ANTARA FOTO/WAHYU PUTRO A

Petugas teller menghitung pecahan uang dolar AS di Kantor Pusat Bank Mandiri, Kamis (28/6). Data kurs referensi Jakarta Interbank Spot Dollar Rate (Jisdor) Bank Indonesia menunjukkan, nilai tukar rupiah melemah ke posisi Rp14.271 per dolar AS atau yang terlemah sejak tiga tahun terakhir akibat sentimen market maupun faktor yang sifatnya fundamental.

Nilai tukar rupiah melemah ke Rp 14.271 per dollar AS dan indeks harga saham ditutup pada angka 5.683, kemarin. Memperbaiki transaksi berjalan jadi keharusan.

Nilai tukar rupiah, Kamis (28/6/2018), menurut Jakarta Interbank Spot Dollar Rate, bukan yang terendah dalam lima tahun terakhir. Pada 29 September 2015, nilai tukar rupiah
Rp 14.728.

Sepanjang tahun ini, nilai tukar rupiah sempat melemah ke Rp 14.205 pada 24 Mei. Rupiah kemudian menguat ketika Bank Indonesia (BI) menaikkan suku bunga acuannya sebesar 25 basis poin menjadi 4,75 pada 30 Mei 2018.

Pemerintah kerap menyebut pelemahan rupiah disebabkan faktor eksternal. Faktor yang dimaksud adalah kebijakan bank sentral Amerika Serikat (AS) yang menaikkan suku bunga acuan untuk meredam pertumbuhan terlalu cepat ekonomi dalam negeri. Faktor lain, kebijakan Presiden AS Donald Trump menaikkan tarif impor dan membatasi investasi China di AS.

Dua hal tersebut menyebabkan pelemahan mata uang negara-negara dengan ekonomi bertumbuh serta memengaruhi pasar keuangan karena kekhawatiran akan terjadi perang dagang antara AS dengan China dan Uni Eropa.

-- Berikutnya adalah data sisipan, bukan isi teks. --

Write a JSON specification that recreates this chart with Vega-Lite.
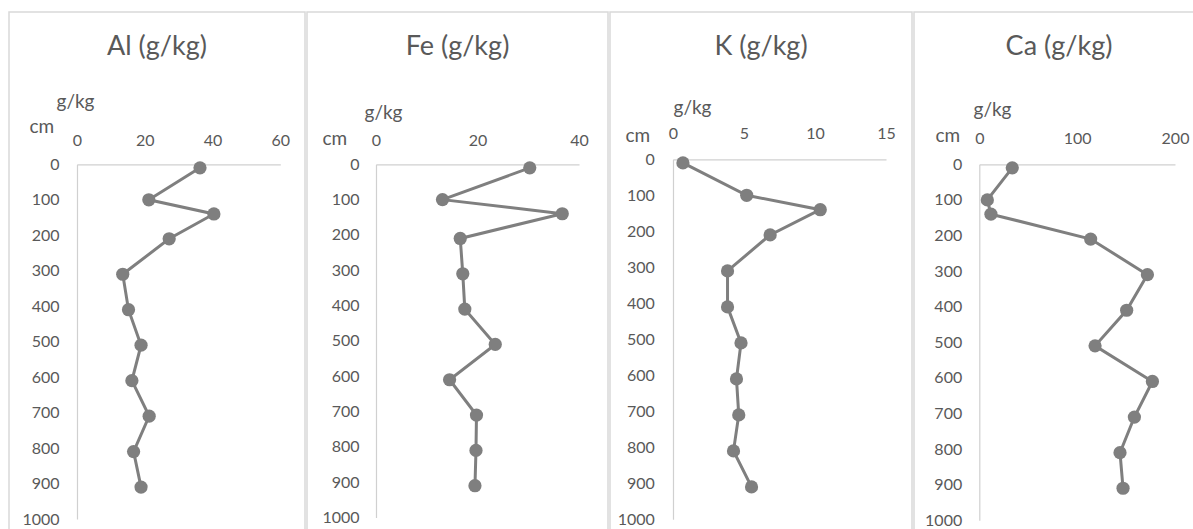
{
  "$schema": "https://vega.github.io/schema/vega-lite/v6.json",
  "padding": {"left": 8, "top": 11, "right": 0, "bottom": 0},
  "autosize": {"type": "pad"},
  "background": "white",
  "bounds": "flush",
  "spacing": 2,
  "config": {
    "view": {"stroke": "#d9d9d9", "strokeWidth": 1.5},
    "axis": {
      "labelFont": "Lato", "labelFontSize": 16, "labelColor": "#595959",
      "titleFont": "Lato", "titleFontSize": 19, "titleColor": "#595959", "titleFontWeight": "normal",
      "domainColor": "#d0d0d0", "domainWidth": 1.2, "ticks": false, "tickSize": 0, "grid": false,
      "labelFlush": false, "labelOverlap": false, "titleAngle": 0, "titleAlign": "left", "titleBaseline": "alphabetic", "format": "d"
    },
    "title": {"font": "Lato", "fontSize": 27, "fontWeight": "normal", "color": "#595959", "anchor": "middle", "frame": "group", "baseline": "alphabetic", "offset": -49}
  },
  "data": {"values": [
    {"element": "Al", "depth": 10, "value": 36.3},
    {"element": "Al", "depth": 100, "value": 21.2},
    {"element": "Al", "depth": 140, "value": 40.4},
    {"element": "Al", "depth": 210, "value": 27.2},
    {"element": "Al", "depth": 310, "value": 13.5},
    {"element": "Al", "depth": 410, "value": 15.2},
    {"element": "Al", "depth": 510, "value": 18.9},
    {"element": "Al", "depth": 610, "value": 16.2},
    {"element": "Al", "depth": 710, "value": 21.3},
    {"element": "Al", "depth": 810, "value": 16.7},
    {"element": "Al", "depth": 910, "value": 18.9},
    {"element": "Fe", "depth": 10, "value": 30.3},
    {"element": "Fe", "depth": 100, "value": 13.1},
    {"element": "Fe", "depth": 140, "value": 36.7},
    {"element": "Fe", "depth": 210, "value": 16.6},
    {"element": "Fe", "depth": 310, "value": 17.1},
    {"element": "Fe", "depth": 410, "value": 17.5},
    {"element": "Fe", "depth": 510, "value": 23.5},
    {"element": "Fe", "depth": 610, "value": 14.5},
    {"element": "Fe", "depth": 710, "value": 19.8},
    {"element": "Fe", "depth": 810, "value": 19.7},
    {"element": "Fe", "depth": 910, "value": 19.5},
    {"element": "K", "depth": 10, "value": 0.7},
    {"element": "K", "depth": 100, "value": 5.19},
    {"element": "K", "depth": 140, "value": 10.37},
    {"element": "K", "depth": 210, "value": 6.84},
    {"element": "K", "depth": 310, "value": 3.84},
    {"element": "K", "depth": 410, "value": 3.84},
    {"element": "K", "depth": 510, "value": 4.79},
    {"element": "K", "depth": 610, "value": 4.47},
    {"element": "K", "depth": 710, "value": 4.63},
    {"element": "K", "depth": 810, "value": 4.26},
    {"element": "K", "depth": 910, "value": 5.53},
    {"element": "Ca", "depth": 10, "value": 33.7},
    {"element": "Ca", "depth": 100, "value": 8.2},
    {"element": "Ca", "depth": 140, "value": 11.9},
    {"element": "Ca", "depth": 210, "value": 113.8},
    {"element": "Ca", "depth": 310, "value": 171.8},
    {"element": "Ca", "depth": 410, "value": 150.6},
    {"element": "Ca", "depth": 510, "value": 118.3},
    {"element": "Ca", "depth": 610, "value": 176.9},
    {"element": "Ca", "depth": 710, "value": 158.5},
    {"element": "Ca", "depth": 810, "value": 143.8},
    {"element": "Ca", "depth": 910, "value": 146.9}
  ]},
  "hconcat": [
    {
      "width": 296, "height": 530,
      "title": {"text": "Al (g/kg)"},
      "transform": [{"filter": "datum.element === 'Al'"}],
      "encoding": {
        "x": {"field": "value", "type": "quantitative",
          "scale": {"domain": [0, 60], "range": [68, 271.3], "nice": false},
          "axis": {"orient": "top", "offset": -152.3, "values": [0, 20, 40, 60], "labelPadding": 16, "title": "g/kg", "titleX": 47, "titleY": -57}},
        "y": {"field": "depth", "type": "quantitative",
          "scale": {"domain": [0, 1000], "range": [152.3, 507], "nice": false},
          "axis": {"orient": "left", "offset": -68, "values": [0, 100, 200, 300, 400, 500, 600, 700, 800, 900, 1000], "labelPadding": 18, "title": "cm", "titleX": -48, "titleY": 120.5}},
        "order": {"field": "depth", "type": "quantitative"}
      },
      "layer": [
        {"mark": {"type": "line", "color": "#7f7f7f", "strokeWidth": 3}},
        {"mark": {"type": "point", "filled": true, "color": "#7f7f7f", "opacity": 1, "size": 175}}
      ]
    },
    {
      "width": 301, "height": 530,
      "title": {"text": "Fe (g/kg)"},
      "transform": [{"filter": "datum.element === 'Fe'"}],
      "encoding": {
        "x": {"field": "value", "type": "quantitative",
          "scale": {"domain": [0, 40], "range": [69, 272], "nice": false},
          "axis": {"orient": "top", "offset": -152.3, "values": [0, 20, 40], "labelPadding": 16, "title": "g/kg", "titleX": 57, "titleY": -46}},
        "y": {"field": "depth", "type": "quantitative",
          "scale": {"domain": [0, 1000], "range": [152.3, 505.5], "nice": false},
          "axis": {"orient": "left", "offset": -69, "values": [0, 100, 200, 300, 400, 500, 600, 700, 800, 900, 1000], "labelPadding": 17, "title": "cm", "titleX": -54, "titleY": 132}},
        "order": {"field": "depth", "type": "quantitative"}
      },
      "layer": [
        {"mark": {"type": "line", "color": "#7f7f7f", "strokeWidth": 3}},
        {"mark": {"type": "point", "filled": true, "color": "#7f7f7f", "opacity": 1, "size": 175}}
      ]
    },
    {
      "width": 302, "height": 530,
      "title": {"text": "K (g/kg)"},
      "transform": [{"filter": "datum.element === 'K'"}],
      "encoding": {
        "x": {"field": "value", "type": "quantitative",
          "scale": {"domain": [0, 15], "range": [63, 276], "nice": false},
          "axis": {"orient": "top", "offset": -147.3, "values": [0, 5, 10, 15], "labelPadding": 18, "title": "g/kg", "titleX": 63, "titleY": -46}},
        "y": {"field": "depth", "type": "quantitative",
          "scale": {"domain": [0, 1000], "range": [147.3, 507.3], "nice": false},
          "axis": {"orient": "left", "offset": -63, "values": [0, 100, 200, 300, 400, 500, 600, 700, 800, 900, 1000], "labelPadding": 18.7, "title": "cm", "titleX": -48, "titleY": 129}},
        "order": {"field": "depth", "type": "quantitative"}
      },
      "layer": [
        {"mark": {"type": "line", "color": "#7f7f7f", "strokeWidth": 3}},
        {"mark": {"type": "point", "filled": true, "color": "#7f7f7f", "opacity": 1, "size": 175}}
      ]
    },
    {
      "width": 290, "height": 530,
      "title": {"text": "Ca (g/kg)"},
      "transform": [{"filter": "datum.element === 'Ca'"}],
      "encoding": {
        "x": {"field": "value", "type": "quantitative",
          "scale": {"domain": [0, 200], "range": [65.3, 261], "nice": false},
          "axis": {"orient": "top", "offset": -152.3, "values": [0, 100, 200], "labelPadding": 18, "title": "g/kg", "titleX": 59, "titleY": -49}},
        "y": {"field": "depth", "type": "quantitative",
          "scale": {"domain": [0, 1000], "range": [152.3, 508.3], "nice": false},
          "axis": {"orient": "left", "offset": -65.3, "values": [0, 100, 200, 300, 400, 500, 600, 700, 800, 900, 1000], "labelPadding": 17.6, "title": "cm", "titleX": -44.3, "titleY": 129}},
        "order": {"field": "depth", "type": "quantitative"}
      },
      "layer": [
        {"mark": {"type": "line", "color": "#7f7f7f", "strokeWidth": 3}},
        {"mark": {"type": "point", "filled": true, "color": "#7f7f7f", "opacity": 1, "size": 175}}
      ]
    }
  ]
}
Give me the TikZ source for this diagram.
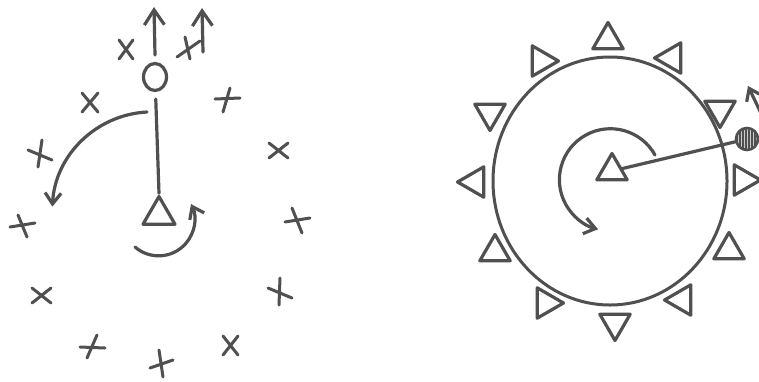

Selain itu, rupiah juga mendapat tekanan dari pelemahan renmimbi. Kebijakan perdagangan AS terhadap China menyebabkan Bank Sentral China berencana melonggarkan giro wajib minimum 17 bank pemerintah dan umum.

ANTARA FOTO/WAHYU PUTRO A

Petugas teller menghitung pecahan uang rupiah di Kantor Pusat Bank Mandiri, Kamis (28/6). Data kurs referensi Jakarta Interbank Spot Dollar Rate (Jisdor) Bank Indonesia menunjukkan, nilai tukar rupiah melemah ke posisi Rp14.271 per dolar AS atau yang terlemah sejak tiga tahun terakhir akibat sentimen market maupun faktor yang sifatnya fundamental.

Meskipun pejabat BI menyebutkan dampak pelemahan renmimbi bersifat sementara (Kompas, 27/6/2018), kita tahu saat ini terjadi transisi mendasar ekonomi. Gejolak pasar keuangan dan risiko perang dagang perlu diantisipasi saksama dampaknya untuk jangka pendek dan menengah pada perekonomian Indonesia.

Persoalan gejolak nilai tukar rupiah tidak akan selesai jika kita tak menyelesaikan masalah mendasar, yaitu defisit neraca transaksi berjalan. Defisit transaksi berjalan terjadi sejak awal 2012 dan menyebabkan nilai tukar terus melemah. Tahun ini defisit diperkirakan 2,1-2,3 persen dari produk domestik bruto, sementara tahun lalu 1,7 persen. Pelemahan rupiah akan meningkatkan risiko naiknya defisit transaksi berjalan.

Transaksi berjalan menggambarkan jumlah pasokan serta permintaan valuta asing dalam perdagangan internasional barang dan jasa. Apabila transaksi berjalan defisit, suatu negara memerlukan aliran finansial untuk menutup defisit tersebut. Faktor fundamental ini menjadi salah satu pertimbangan investor keuangan selain kemampuan mengendalikan inflasi.

Defisit transaksi berjalan Indonesia bersifat struktural, terlihat, antara lain, dari besarnya ketergantungan pada ekspor komoditas dan hasil tambang.

Kita memiliki potensi memperbaiki secara struktural transaksi berjalan dengan, antara lain, terus meningkatkan keragaman dan kualitas ekspor serta menarik investasi asing langsung. Perwujudannya memerlukan kebijakan dan strategi jangka menengah dan panjang yang jelas serta kepemimpinan yang konsisten melaksanakan kebijakan itu.

Untuk meredam gejolak nilai tukar dalam jangka pendek, harapan ada pada BI dengan menaikkan suku bunga acuan walau berisiko menaikkan suku bunga kredit perbankan.